Bence konu doğruluğa geldiğinde ikisine de güvenilemez . Beş duyu organımıza bile tam anlamıyla güvenebileceğemiz tartışmalıyken ( Suya batırılmış çubuğun kırık görülmesi örneği) [1][1]çoğunluğun dediği doğrudur gibi bir düşünceye kapılmak öncellikle kişinin kendi benliğine, düşüncelerine ,yaşanmışlığına aykırıdır. Sonuçta çoğunluğun içinde olmak zorunda değilsiniz ya! Lakin çoğunluğun dediğinin bir önemi yoktur dersek de kendi bildiğimizi okuma yolunda olduğumuzu ve bunun da aslında kötü sonuçlara daha da açık olduğunu söyleyebilirim.

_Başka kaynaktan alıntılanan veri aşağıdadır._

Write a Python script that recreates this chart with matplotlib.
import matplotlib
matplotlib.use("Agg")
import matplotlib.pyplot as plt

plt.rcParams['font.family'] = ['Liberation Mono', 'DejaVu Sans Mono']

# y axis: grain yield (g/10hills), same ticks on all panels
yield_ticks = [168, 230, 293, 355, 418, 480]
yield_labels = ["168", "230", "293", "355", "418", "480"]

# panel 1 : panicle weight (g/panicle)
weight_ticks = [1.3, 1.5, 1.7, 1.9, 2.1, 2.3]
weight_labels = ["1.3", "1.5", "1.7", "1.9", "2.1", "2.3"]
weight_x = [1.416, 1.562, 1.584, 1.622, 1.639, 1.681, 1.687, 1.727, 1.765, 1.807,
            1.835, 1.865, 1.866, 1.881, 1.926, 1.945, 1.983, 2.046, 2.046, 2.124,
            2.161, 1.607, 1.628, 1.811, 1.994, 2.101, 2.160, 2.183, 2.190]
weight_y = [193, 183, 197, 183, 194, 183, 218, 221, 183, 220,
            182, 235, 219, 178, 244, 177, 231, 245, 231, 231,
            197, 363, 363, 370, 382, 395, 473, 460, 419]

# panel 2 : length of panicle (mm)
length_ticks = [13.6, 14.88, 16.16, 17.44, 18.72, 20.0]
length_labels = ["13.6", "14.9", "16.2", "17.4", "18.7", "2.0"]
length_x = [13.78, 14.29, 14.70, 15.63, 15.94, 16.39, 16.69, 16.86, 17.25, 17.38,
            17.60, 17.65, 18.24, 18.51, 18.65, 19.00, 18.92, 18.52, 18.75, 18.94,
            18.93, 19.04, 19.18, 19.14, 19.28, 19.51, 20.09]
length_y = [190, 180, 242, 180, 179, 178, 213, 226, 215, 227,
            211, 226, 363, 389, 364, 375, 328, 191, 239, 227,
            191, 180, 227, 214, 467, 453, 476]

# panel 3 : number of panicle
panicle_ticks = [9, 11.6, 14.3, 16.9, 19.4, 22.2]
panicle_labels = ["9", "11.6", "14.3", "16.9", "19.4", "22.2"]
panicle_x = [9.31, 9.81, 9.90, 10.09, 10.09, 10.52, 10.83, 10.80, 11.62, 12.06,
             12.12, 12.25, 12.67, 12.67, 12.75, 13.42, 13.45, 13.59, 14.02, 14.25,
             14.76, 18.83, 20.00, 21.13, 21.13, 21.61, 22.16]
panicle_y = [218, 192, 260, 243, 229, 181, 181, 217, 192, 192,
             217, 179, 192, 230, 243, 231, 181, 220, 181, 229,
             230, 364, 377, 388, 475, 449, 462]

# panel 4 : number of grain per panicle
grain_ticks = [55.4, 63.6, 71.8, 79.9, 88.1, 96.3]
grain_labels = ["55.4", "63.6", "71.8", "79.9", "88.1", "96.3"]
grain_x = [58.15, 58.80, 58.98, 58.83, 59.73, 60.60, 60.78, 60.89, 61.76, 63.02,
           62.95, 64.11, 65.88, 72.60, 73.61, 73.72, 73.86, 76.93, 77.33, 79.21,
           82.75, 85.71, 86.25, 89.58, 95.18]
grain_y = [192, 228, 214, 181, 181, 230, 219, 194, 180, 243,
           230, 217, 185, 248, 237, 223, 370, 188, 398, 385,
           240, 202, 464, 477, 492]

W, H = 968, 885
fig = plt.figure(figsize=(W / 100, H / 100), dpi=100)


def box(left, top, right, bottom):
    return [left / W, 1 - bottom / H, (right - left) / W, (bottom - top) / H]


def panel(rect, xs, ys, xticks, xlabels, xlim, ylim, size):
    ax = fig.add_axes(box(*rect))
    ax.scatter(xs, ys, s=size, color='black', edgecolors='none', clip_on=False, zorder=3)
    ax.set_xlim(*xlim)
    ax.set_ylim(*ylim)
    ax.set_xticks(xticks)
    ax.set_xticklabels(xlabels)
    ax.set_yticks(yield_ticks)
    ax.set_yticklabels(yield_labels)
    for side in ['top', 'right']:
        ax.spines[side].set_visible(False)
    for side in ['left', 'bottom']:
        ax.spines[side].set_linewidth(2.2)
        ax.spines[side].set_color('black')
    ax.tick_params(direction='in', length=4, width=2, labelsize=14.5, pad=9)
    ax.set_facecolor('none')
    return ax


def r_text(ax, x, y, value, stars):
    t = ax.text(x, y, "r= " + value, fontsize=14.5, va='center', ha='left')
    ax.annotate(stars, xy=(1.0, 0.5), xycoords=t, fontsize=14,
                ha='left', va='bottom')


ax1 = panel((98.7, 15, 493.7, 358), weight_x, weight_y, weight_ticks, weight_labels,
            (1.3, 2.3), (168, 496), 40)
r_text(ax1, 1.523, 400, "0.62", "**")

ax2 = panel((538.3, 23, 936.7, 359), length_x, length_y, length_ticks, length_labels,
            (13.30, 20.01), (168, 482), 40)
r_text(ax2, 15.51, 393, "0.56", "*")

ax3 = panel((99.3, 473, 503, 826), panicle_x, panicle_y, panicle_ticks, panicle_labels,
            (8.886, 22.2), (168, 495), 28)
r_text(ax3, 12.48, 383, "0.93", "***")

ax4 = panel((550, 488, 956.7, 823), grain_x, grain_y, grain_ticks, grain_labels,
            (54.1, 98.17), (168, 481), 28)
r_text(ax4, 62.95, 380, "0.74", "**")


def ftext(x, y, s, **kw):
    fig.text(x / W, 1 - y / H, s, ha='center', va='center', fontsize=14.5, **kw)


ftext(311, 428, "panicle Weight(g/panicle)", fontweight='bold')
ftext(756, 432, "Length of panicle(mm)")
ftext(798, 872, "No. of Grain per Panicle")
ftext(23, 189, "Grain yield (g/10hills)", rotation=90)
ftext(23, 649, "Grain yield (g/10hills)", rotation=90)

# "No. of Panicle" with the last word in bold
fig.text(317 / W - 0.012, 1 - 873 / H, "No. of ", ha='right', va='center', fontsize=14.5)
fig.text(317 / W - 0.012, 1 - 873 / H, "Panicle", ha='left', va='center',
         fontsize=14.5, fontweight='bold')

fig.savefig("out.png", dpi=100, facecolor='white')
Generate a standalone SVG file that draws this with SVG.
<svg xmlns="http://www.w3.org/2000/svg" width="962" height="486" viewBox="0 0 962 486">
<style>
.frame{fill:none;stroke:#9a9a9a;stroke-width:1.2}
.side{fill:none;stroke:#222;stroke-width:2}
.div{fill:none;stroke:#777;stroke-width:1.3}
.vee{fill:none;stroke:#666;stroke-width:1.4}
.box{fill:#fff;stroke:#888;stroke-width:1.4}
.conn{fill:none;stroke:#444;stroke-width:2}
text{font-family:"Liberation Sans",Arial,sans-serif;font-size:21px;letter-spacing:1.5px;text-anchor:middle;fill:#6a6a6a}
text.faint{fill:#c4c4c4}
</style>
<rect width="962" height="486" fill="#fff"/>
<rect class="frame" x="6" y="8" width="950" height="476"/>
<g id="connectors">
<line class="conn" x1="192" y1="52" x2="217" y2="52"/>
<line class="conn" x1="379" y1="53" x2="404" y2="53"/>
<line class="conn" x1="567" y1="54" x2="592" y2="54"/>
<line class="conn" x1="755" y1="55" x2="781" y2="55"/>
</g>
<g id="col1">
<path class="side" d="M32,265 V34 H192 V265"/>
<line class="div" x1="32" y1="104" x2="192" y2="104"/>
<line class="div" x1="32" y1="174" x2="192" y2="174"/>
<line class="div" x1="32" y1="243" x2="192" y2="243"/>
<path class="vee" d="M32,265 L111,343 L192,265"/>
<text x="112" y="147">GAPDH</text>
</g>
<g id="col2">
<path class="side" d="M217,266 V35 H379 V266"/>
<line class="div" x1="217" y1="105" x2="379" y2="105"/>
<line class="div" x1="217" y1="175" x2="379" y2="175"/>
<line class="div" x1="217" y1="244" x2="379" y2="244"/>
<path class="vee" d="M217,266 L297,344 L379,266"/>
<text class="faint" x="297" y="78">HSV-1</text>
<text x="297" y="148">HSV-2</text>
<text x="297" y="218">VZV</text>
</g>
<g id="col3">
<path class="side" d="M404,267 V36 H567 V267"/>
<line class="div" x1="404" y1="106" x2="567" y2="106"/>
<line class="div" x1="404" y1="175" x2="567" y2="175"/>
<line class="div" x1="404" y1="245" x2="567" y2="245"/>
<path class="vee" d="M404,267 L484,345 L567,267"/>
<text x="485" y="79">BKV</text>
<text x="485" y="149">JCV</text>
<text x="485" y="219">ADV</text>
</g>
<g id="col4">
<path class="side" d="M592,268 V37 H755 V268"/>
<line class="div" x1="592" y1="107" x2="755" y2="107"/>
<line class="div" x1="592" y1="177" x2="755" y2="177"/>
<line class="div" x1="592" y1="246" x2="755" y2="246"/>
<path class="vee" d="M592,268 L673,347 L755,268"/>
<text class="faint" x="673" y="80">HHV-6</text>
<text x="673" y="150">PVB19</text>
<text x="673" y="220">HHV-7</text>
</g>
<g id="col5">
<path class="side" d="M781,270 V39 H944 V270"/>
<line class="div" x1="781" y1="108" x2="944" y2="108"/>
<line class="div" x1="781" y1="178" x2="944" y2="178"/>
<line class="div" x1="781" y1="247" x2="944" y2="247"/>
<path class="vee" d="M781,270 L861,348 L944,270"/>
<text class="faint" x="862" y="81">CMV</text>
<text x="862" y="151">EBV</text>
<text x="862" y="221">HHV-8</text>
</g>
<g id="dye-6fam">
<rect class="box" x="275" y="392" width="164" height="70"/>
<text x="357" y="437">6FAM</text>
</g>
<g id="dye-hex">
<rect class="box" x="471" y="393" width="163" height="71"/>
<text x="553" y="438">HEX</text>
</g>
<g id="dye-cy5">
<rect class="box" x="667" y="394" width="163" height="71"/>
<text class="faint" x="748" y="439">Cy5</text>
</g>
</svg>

Çünkü sadece kendi düşüncelerinize takılıp çoğunluğu es geçtiğiniz durumda yaptığınız işin doğruluğunun olasılığı sadece bir deneyle gözlemlenmiş olur ve bunun doğru ya da yanlış olma olasılığı eşit şekilde dağılır ama çoğunluğun dediği bir çok deneyle sınanır. Eğer bir yargıya ilişkin 10 kişinin 7'si aynı şeyi söylüyorsa bu %70 olur ve %20'nin önemi es geçilemez.Değişmeyen tek bir şey var günün sonunda yaptığınız eylemlerden sizin sorumlu olacağınız.
Hisler konusuna gelecek olursam, hisler bu tartışmada oldukça kısır kalıyor. Bir kere hisler derken bunun ne kaynaklı olduğunu bilmediğimiz takdirde (örneğin,bir gözleme dayalı ya da sadece irrasyonel bir duygu durumu) bunu konuşmak da anlamsız.
Sonuca gelecek olursam çoğunluğun dediğine hislerimden daha çok güvenirim ama elimde başka seçenekler olsaydı çoğunluğun dediğine uyup uymayacağım kesin olmazdı.